National Work from Home Day is coming up on June 30. Many of us feel like experts about this “new normal” of working from home. Some of us may have risen to the challenge of managing our work and our home life simultaneously, and some may be ready to go back to the office full-time. If you are having a meeting with me at any point of the weekday, just know that I am probably on my second load of laundry for the day. In the past two weeks, I’ve answered the “How are you doing? How has your day been?” from clients and colleagues with “Good. Busy. I was cooking up a storm all morning.”
If you think about it, humanity as a whole has usually worked from home or around the home. The boom of the Industrial Revolution was really the start of working in factories, and for some, eventually working in offices on set schedules.
I, for one, really enjoy working from home. I am able to care for my family and my precious toy poodle, Feather, up until a couple of minutes before a scheduled meeting. I have been known to sit out in the backyard and play with my dog, while I review projects for upcoming meetings. In fact, I am able to schedule my work around things I have to—and want to—do during the day. I am able to cook up a meal for my aging parents and serve them a delicious cup of coffee every morning. I am able to give my dog an outlet for his energy by doing scent work all over the house or by playing fetch in the backyard. I am able to clean the house and do a couple loads of laundry during the day.
Even though I am able to blend my housework with my work, I push myself to stick to my set schedule. I have set times during the week to focus on financials, strategic partnerships, business development, and on writing the weekly blog post.

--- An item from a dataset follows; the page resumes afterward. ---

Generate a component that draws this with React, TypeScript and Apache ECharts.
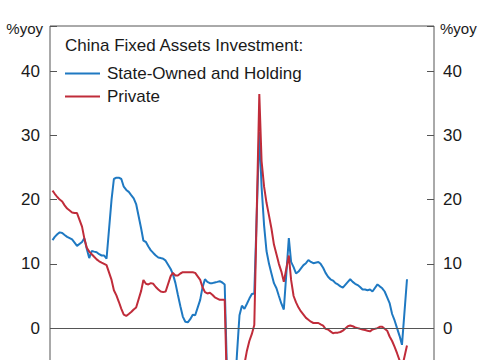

Did you know that Americans predicted a life of leisure around the turn of the century? It was believed that because we, as Americans, saw such economic growth in the 20th century, we would enter a period of shorter work week, more vacation time, and a general lifestyle that is not consumed with working as much as possible in the 1970s onward. Though as a culture, we have not reached a level of leisure in our lives, I am blessed to be able to spend time with family months at a time and follow every sensible whim that arises. For example, a few weeks ago, my sister and I planned a last minute beach day. And there I was. It was Friday morning and my sister and I, along with Feather, saw the sun rise on the beaches of Galveston, Texas. We drove back home to Houston, cooked up a delectable brunch, and enjoyed the moment. Now, I understand everyone’s life, life choices, and hobbies may be different, but this working from home thing is truly working out for me. Plenty of my mentors who own their own businesses have worked exclusively from home for longer than I’ve been alive! Some roles or entire industries may not work too well remotely. My siblings, a medical doctor, an operating room nurse, and a kindergarten teacher obviously report for duty early every morning.
How has working from home affected your work life and your home life? Are you celebrating Work From Home Day or are you ready to physically get back to work?